Well is there anything more inflammatory in America than the issue of racism? Before I give you my take on that let's look at what former president Jimmy Carter had to say yesterday about the outrageous, spontaneous interjection by South Carolina congressman Joe Wilson during President Obama's big pitch for health care reform last week.
Carter called the shout of "You lie!" by Wilson racially motivated. Wilson apparently exhibited racism in such a remark. That's the most likely conclusion to be drawn.
Or is it?
I think Jimmy Carter is an exceptional person. He was, however, the least effective president of my lifetime. I once explained to some academic friends that Carter's presidency simply prepared him for the activity of the rest of this life. He has been a far more potent force since being president. Perhaps, in contrast to his time in office, our most effective post-president.
This is not to say Carter doesn't understand racism and bigotry. He does. And he is right to point toward the fact that millions of Americans probably don't like the fact that President Obama is a black man.
But, I think he is wrong about Wilson, or at least mostly wrong. Is Wilson a racist? I don't know. I do know that South Carolina is still a racist part of our country. Is it more racist than, say, Pennsylvania or Montana or even Illinois? I don't know. Racism is still very much an issue all across America (as Carter himself pointed out).
Making racism THE issue in Wilson's short, sharp outburst might be over-reaching, however. There are other issues that many Americans feel strongly about, including myself. We don't like massive, new government programs without definable cost controls.
This is called "socialism" by most countries. We have a certain measure of socialism in our own democracy. Indeed, "free" entitlements (along with the dumbing down of society) are a hallmark of what I would call "late-democracy." Generally speaking, the older the democracy the more massive and pervasive socialist government programs become. It is a natural gravitation. Debt, debt, and more debt.
I think the level of frustration exhibited by the ridiculous neo-conservative theatrics in the so-called town hall meetings on health care reform in August reflected an anger among a segment of the population that feels more government intervention, especially now in the midst of (or hopefully near the end of) the Great Recession, is not good for our future. Many people seem to be pretty pissed off with the whole idea of a new government agency running the health care of the country. We are, after all, choking more and more on Medicaid and Medicare with each passing year as it is.
But Carter didn't seem to think this well-exhibited anger at a proposed government policy was worth mentioning as a possible motivation for Wilson's ill-advised outburst. And this seems to me to be a rather shallow approach to things.

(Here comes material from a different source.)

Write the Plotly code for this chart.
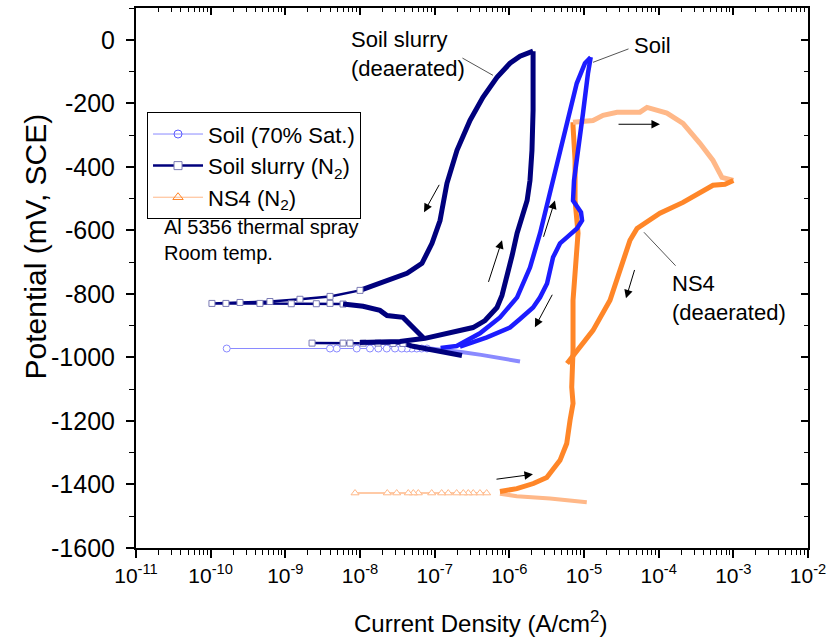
import numpy as np
import plotly.graph_objects as go

# ---------------- data (current density A/cm2, potential mV SCE) ----------------
# Soil (70% Sat.)
soil_cath_i = [1.39e-6, 9.8e-7, 6.83e-7, 4.2e-7, 2.39e-7, 1.4e-7, 8.66e-8]
soil_cath_e = [-1013, -1006, -1000, -992, -984, -977, -972]
soil_ecorr_i = [7.89e-8, 6.70e-8, 5.74e-8, 4.92e-8, 4.22e-8, 3.62e-8, 2.94e-8,
                2.28e-8, 1.76e-8, 1.36e-8, 9.04e-9, 4.88e-9, 3.97e-9, 1.64e-10]
soil_ecorr_e = [-972, -972, -972, -972, -972, -972, -972,
                -972, -972, -972, -972, -972, -972, -972]
soil_fwd_i = [1.2e-7, 1.97e-7, 4.04e-7, 7.49e-7, 1.27e-6, 1.89e-6, 2.58e-6,
              3.30e-6, 4.31e-6, 5.87e-6, 8.00e-6, 1.03e-5, 1.23e-5]
soil_fwd_e = [-970, -964, -924, -874, -811, -717, -609,
              -506, -389, -254, -137, -74, -55]
soil_rev_i = [1.23e-5, 1.13e-5, 9.70e-6, 8.32e-6, 7.35e-6, 7.13e-6, 7.82e-6,
              9.12e-6, 9.42e-6, 8.06e-6, 6.11e-6, 4.77e-6, 3.85e-6, 3.20e-6,
              2.58e-6, 2.08e-6, 1.39e-6, 1.02e-6, 5.01e-7, 2.18e-7]
soil_rev_e = [-55, -106, -231, -339, -443, -506, -521,
              -543, -569, -594, -619, -641, -685, -767,
              -811, -843, -879, -906, -937, -966]

# Soil slurry (N2)
slurry_cath_i = [2.32e-7, 1.60e-7, 8.66e-8, 5.13e-8, 3.77e-8]
slurry_cath_e = [-994, -987, -978, -965, -956]
slurry_ecorr_i = [3.77e-8, 2.77e-8, 1.74e-8, 1.10e-8, 7.35e-9, 5.93e-9, 2.28e-9]
slurry_ecorr_e = [-956, -956, -955, -955, -955, -955, -955]
slurry_fwd_i = [1.0e-8, 3.43e-8, 7.42e-8, 1.29e-7, 2.18e-7, 3.26e-7, 4.72e-7,
                6.83e-7, 7.97e-7, 9.29e-7, 1.09e-6, 1.27e-6, 1.48e-6, 1.73e-6,
                1.89e-6, 2.01e-6, 2.08e-6, 2.08e-6, 2.08e-6]
slurry_fwd_e = [-953, -950, -940, -928, -918, -906, -884,
                -843, -805, -748, -679, -609, -553, -506,
                -443, -348, -222, -96, -36]
slurry_rev_i = [2.08e-6, 1.73e-6, 1.39e-6, 1.02e-6, 6.83e-7, 4.43e-7, 2.97e-7,
                1.99e-7, 1.46e-7, 1.25e-7, 1.18e-7, 9.21e-8, 6.76e-8, 4.26e-8,
                1.85e-8, 1.0e-8]
slurry_rev_e = [-36, -43, -52, -74, -118, -181, -254,
                -348, -452, -537, -569, -641, -704, -735,
                -767, -789]
slurry_tail_i = [1.0e-8, 3.97e-9, 1.57e-9, 6.22e-10, 2.47e-10, 1.04e-10,
                 1.6e-10, 4.57e-10, 1.2e-9, 2.6e-9, 3.97e-9, 5.93e-9]
slurry_tail_e = [-789, -808, -817, -824, -827, -830,
                 -830, -830, -831, -831, -830, -832]
slurry_rc_i = [5.93e-9, 1.10e-8, 1.85e-8, 2.30e-8, 3.77e-8, 5.13e-8, 6.98e-8]
slurry_rc_e = [-832, -839, -852, -868, -874, -906, -937]

# NS4 (N2)
ns4_cath_i = [1.09e-5, 3.51e-6, 1.26e-6, 7.49e-7]
ns4_cath_e = [-1456, -1444, -1437, -1429]
ns4_ecorr_i = [4.97e-7, 4.04e-7, 3.29e-7, 2.82e-7, 2.42e-7, 1.97e-7, 1.52e-7,
               1.24e-7, 9.12e-8, 6.04e-8, 5.18e-8, 4.43e-8, 3.10e-8, 2.32e-8, 8.58e-9]
ns4_ecorr_e = [-1427, -1427, -1427, -1427, -1427, -1427, -1427,
               -1427, -1427, -1427, -1427, -1427, -1427, -1427, -1427]
ns4_fwd_i = [7.49e-7, 1.26e-6, 2.10e-6, 3.17e-6, 4.77e-6, 5.87e-6, 6.50e-6,
             7.13e-6, 6.85e-6, 7.13e-6, 7.13e-6, 7.13e-6, 8.32e-6, 7.59e-6,
             7.59e-6, 7.13e-6, 7.13e-6]
ns4_fwd_e = [-1422, -1413, -1397, -1378, -1324, -1271, -1198,
             -1145, -1094, -1009, -978, -820, -609, -506,
             -380, -272, -260]
ns4_top_i = [7.13e-6, 1.32e-5, 1.80e-5, 2.77e-5, 5.62e-5, 6.98e-5, 1.29e-4,
             2.12e-4, 3.57e-4, 5.34e-4, 7.04e-4, 1.0e-3]
ns4_top_e = [-260, -254, -238, -228, -228, -213, -231,
             -263, -326, -380, -433, -443]
ns4_rev_i = [1.0e-3, 7.73e-4, 5.34e-4, 3.57e-4, 2.12e-4, 1.04e-4, 5.62e-5,
             5.13e-5, 4.13e-5, 3.03e-5, 2.23e-5, 1.32e-5, 8.06e-6, 5.93e-6]
ns4_rev_e = [-443, -455, -458, -483, -512, -546, -584,
             -594, -631, -726, -820, -915, -978, -1019]

x_tick_exps = [-11, -10, -9, -8, -7, -6, -5, -4, -3, -2]
y_tick_vals = [0, -200, -400, -600, -800, -1000, -1200, -1400, -1600]

# ---------------- styles ----------------
FONT = "Liberation Sans, Arial, sans-serif"
BLUE, BLUE_L = "#1c1cff", "#8a8aff"
NAVY, NAVY_L = "#00007d", "#7a7ab4"
ORNG, ORNG_L = "#ff8628", "#ffb888"

fig = go.Figure()

# legend-only entries
fig.add_trace(go.Scatter(x=[None], y=[None], mode="lines+markers", name="Soil (70% Sat.)",
                         line=dict(color=BLUE_L, width=1),
                         marker=dict(symbol="circle-open", size=8, color="#5a5aff", line=dict(width=1))))
fig.add_trace(go.Scatter(x=[None], y=[None], mode="lines+markers", name="Soil slurry (N<sub>2</sub>)",
                         line=dict(color=NAVY, width=2.5),
                         marker=dict(symbol="square", size=8, color="white",
                                     line=dict(color=NAVY_L, width=1))))
fig.add_trace(go.Scatter(x=[None], y=[None], mode="lines+markers", name="NS4 (N<sub>2</sub>)",
                         line=dict(color=ORNG_L, width=1),
                         marker=dict(symbol="triangle-up-open", size=9, color=ORNG, line=dict(width=1))))


def dense(x, y, color, width=4.5):
    fig.add_trace(go.Scatter(x=x, y=y, mode="lines", showlegend=False, hoverinfo="skip",
                             line=dict(color=color, width=width)))


def sparse(x, y, color, mcolor, symbol, width=1.2, size=6):
    fig.add_trace(go.Scatter(x=x, y=y, mode="lines+markers", showlegend=False, hoverinfo="skip",
                             line=dict(color=color, width=width),
                             marker=dict(symbol=symbol, size=size, color="white",
                                         line=dict(color=mcolor, width=1))))


# NS4
dense(ns4_cath_i, ns4_cath_e, ORNG_L, 4)
sparse(ns4_ecorr_i, ns4_ecorr_e, ORNG_L, ORNG_L, "triangle-up", 1.5, 7)
dense(ns4_fwd_i, ns4_fwd_e, ORNG, 5)
dense(ns4_top_i, ns4_top_e, ORNG_L, 5)
dense(ns4_rev_i, ns4_rev_e, ORNG, 5)
# Soil
dense(soil_cath_i, soil_cath_e, BLUE_L, 4)
sparse(soil_ecorr_i, soil_ecorr_e, BLUE_L, BLUE_L, "circle", 1.2, 7)
dense(soil_fwd_i, soil_fwd_e, BLUE, 4.5)
dense(soil_rev_i, soil_rev_e, BLUE, 4.5)
# Soil slurry
dense(slurry_cath_i, slurry_cath_e, NAVY, 5)
sparse(slurry_ecorr_i, slurry_ecorr_e, NAVY, NAVY_L, "square", 2.5, 6)
dense(slurry_fwd_i, slurry_fwd_e, NAVY, 5)
dense(slurry_rev_i, slurry_rev_e, NAVY, 5)
sparse(slurry_tail_i, slurry_tail_e, NAVY, NAVY_L, "square", 2.5, 6)
dense(slurry_rc_i, slurry_rc_e, NAVY, 5)

# dummy trace for mirrored axes
fig.add_trace(go.Scatter(x=[], y=[], xaxis="x2", yaxis="y2", showlegend=False, hoverinfo="skip"))

# ---------------- annotations ----------------
arrows = [  # (tail current, tail mV, head current, head mV)
    (1.18e-7, -452, 7.2e-8, -543),
    (5.18e-7, -767, 7.98e-7, -631),
    (2.83e-6, -625, 4.08e-6, -506),
    (3.85e-6, -798, 2.2e-6, -905),
    (2.77e-5, -266, 1.04e-4, -266),
    (4.82e-5, -720, 3.65e-5, -814),
    (6.43e-7, -1384, 2.07e-6, -1368),
]
for ti, te, hi, he in arrows:
    fig.add_annotation(x=np.log10(hi), y=he, ax=np.log10(ti), ay=te, xref="x", yref="y",
                       axref="x", ayref="y", text="", showarrow=True, arrowhead=2,
                       arrowsize=1.7, arrowwidth=1, arrowcolor="black")

leaders = [  # (from current, mV, to current, mV)
    (2.25e-7, -55, 6.04e-7, -112),
    (4.13e-5, -27, 1.32e-5, -71),
    (1.76e-4, -716, 6.35e-5, -606),
]
for a_i, a_e, b_i, b_e in leaders:
    fig.add_annotation(x=np.log10(b_i), y=b_e, ax=np.log10(a_i), ay=a_e, xref="x", yref="y",
                       axref="x", ayref="y", text="", showarrow=True, arrowhead=0,
                       arrowwidth=1, arrowcolor="#555555", standoff=0, startstandoff=0)

labels = [  # (text, current, mV)
    ("Soil slurry<br>(deaerated)", 7.1e-9, -46),
    ("Soil", 4.4e-5, -17),
    ("NS4<br>(deaerated)", 1.42e-4, -814),
]
for txt, ci, ce in labels:
    fig.add_annotation(x=np.log10(ci), y=ce, xref="x", yref="y", text=txt, showarrow=False,
                       xanchor="left", yanchor="middle", align="left",
                       font=dict(family=FONT, size=22, color="black"))
fig.add_annotation(x=np.log10(2.23e-11), y=-631, xref="x", yref="y",
                   text="Al 5356 thermal spray<br>Room temp.", showarrow=False,
                   xanchor="left", yanchor="middle", align="left",
                   font=dict(family=FONT, size=20, color="black"))

# axis titles as annotations (placed like the reference)
fig.add_annotation(x=-0.150, y=-650, xref="paper", yref="y", text="Potential (mV, SCE)",
                   textangle=-90, showarrow=False, xanchor="center", yanchor="middle",
                   font=dict(family=FONT, size=30, color="black"))
fig.add_annotation(x=0.512, y=-0.137, xref="paper", yref="paper",
                   text="Current Density (A/cm<sup>2</sup>)", showarrow=False,
                   xanchor="center", yanchor="middle",
                   font=dict(family=FONT, size=24, color="black"))

# ---------------- axes / layout ----------------
minor_x = [k * 10.0 ** e for e in x_tick_exps[:-1] for k in range(2, 10)]
xr = [x_tick_exps[0], x_tick_exps[-1]]
yr = [y_tick_vals[-1], 100]

axis_common = dict(showline=True, linecolor="black", linewidth=2, showgrid=False,
                   zeroline=False, tickcolor="black", tickwidth=1.5, automargin=False)

fig.update_layout(
    width=828, height=638,
    margin=dict(l=136, r=20, t=8, b=90),
    paper_bgcolor="white", plot_bgcolor="white",
    font=dict(family=FONT, size=21, color="black"),
    xaxis=dict(type="log", range=xr, tickmode="array",
               tickvals=[10.0 ** e for e in x_tick_exps],
               ticktext=["10<sup>%d</sup>" % e for e in x_tick_exps],
               ticks="outside", ticklen=8, ticklabeloverflow="allow",
               minor=dict(tickmode="array", tickvals=minor_x, ticks="outside",
                          ticklen=5, tickcolor="black", tickwidth=1),
               tickfont=dict(size=21), **axis_common),
    yaxis=dict(range=yr, tickmode="array", tickvals=y_tick_vals,
               ticktext=[str(v) for v in y_tick_vals],
               ticks="outside", ticklen=8, ticklabelstandoff=6,
               minor=dict(dtick=100, ticks="outside", ticklen=5, tickcolor="black", tickwidth=1),
               tickfont=dict(size=25), **axis_common),
    xaxis2=dict(type="log", range=xr, overlaying="x", side="top", showticklabels=False,
                tickmode="array", tickvals=[10.0 ** e for e in x_tick_exps],
                ticks="inside", ticklen=7,
                minor=dict(tickmode="array", tickvals=minor_x, ticks="inside",
                           ticklen=4, tickcolor="black", tickwidth=1),
                **axis_common),
    yaxis2=dict(range=yr, overlaying="y", side="right", showticklabels=False,
                tickmode="array", tickvals=y_tick_vals, ticks="inside", ticklen=7,
                minor=dict(dtick=100, ticks="inside", ticklen=4, tickcolor="black", tickwidth=1),
                **axis_common),
    legend=dict(x=0.0164, y=0.807, xanchor="left", yanchor="top",
                bgcolor="white", bordercolor="black", borderwidth=1,
                font=dict(family=FONT, size=22), itemwidth=50, tracegroupgap=0),
    showlegend=True,
)

# remove the default 8px page margin so the 828x638 figure fills the window; hide the modebar
fig.write_html("out.html", config={"displayModeBar": False},
               post_script="document.body.style.margin='0';")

It seems more likely to me Wilson was simply expressing the neocon angst of August. The whole program stinks in his opinion. Indeed, most Americans have reservations about more government in the public sphere - bailing out Wall Street, bailing out people who never should have been approved for homes that couldn't afford to begin with, bailing out the big auto companies, trivializing risk in the financial sector as if when things are not bad enough you stand to lose as an investor, but if things are big and bad enough Uncle Sam will bail your ass out. Lesson learned: if you are going to approach risk, do it massively so you can qualify for government assistance.
There is an underlying anger here. While race might be part of it, it seems to me that it is a comparatively small part. There is a clear, underlying frustration across the fabric of America. That seems to me to be a better context for this event. Wilson is pissed at the president because what he is proposing, as it is presently proposed, is bad for the country. You have to have cost controls. Obama has none really. I already posted my discontent with the situation (see August 17).
So, playing the race card among apologists for a potentially harmful, long-term public program seems to me to be an oversimplification. Which brings me to perhaps a more profound point.
Though it would not be a fashionable sociological academic study to undertake, my personal opinion is that there seems to be a near-universal phenomenon among open and free societies that once a segment of society has been victimized, it is difficult for the victims themselves not to identify themselves as victims. This means that the "group-as-victim" concept to some degree contributes to the perpetuation of racism itself.
Bad things happen to everyone, but for a victimized group it is always because they are victims. This is nonsense. Racism cannot be overcome without the active participation of the victims to cease to automatically perceive of themselves as such. The victims perpetuate a myth of victimization that no amount of progress can overcome.
As I have mentioned in an earlier post, why is the National Association for the Advancement of Colored People, not racist? Is the NAACP going away? Of course not. It is a group that, by definition, must interpret events in such a way as to perpetuate racism in order to continue to exist. It is a reflection of a deeper problem of race that involves not just the true bigots (and there are plenty of them in America) but it means that the perception of victimization itself is not a passive affliction.
It is difficult to even advance such an opinion as I just expressed. It tampers with too many underpinnings for too much of the way politics works. It is virtually impossible to talk about legitimate issues of race in the context that the so-called "victims" at some point in time are just as responsible for their perceptions of victimization as are the genuine forces they strive to overcome.
The song "We Shall Overcome" is wonderful. But you can never overcome anything as long as the very act of singing means that whatever is to be overcome will, by definition, remain forever in the future tense. There will not be a celebration song "We Have Overcome." That's just not the way victims ever define themselves. And former president Carter is no help in that regard.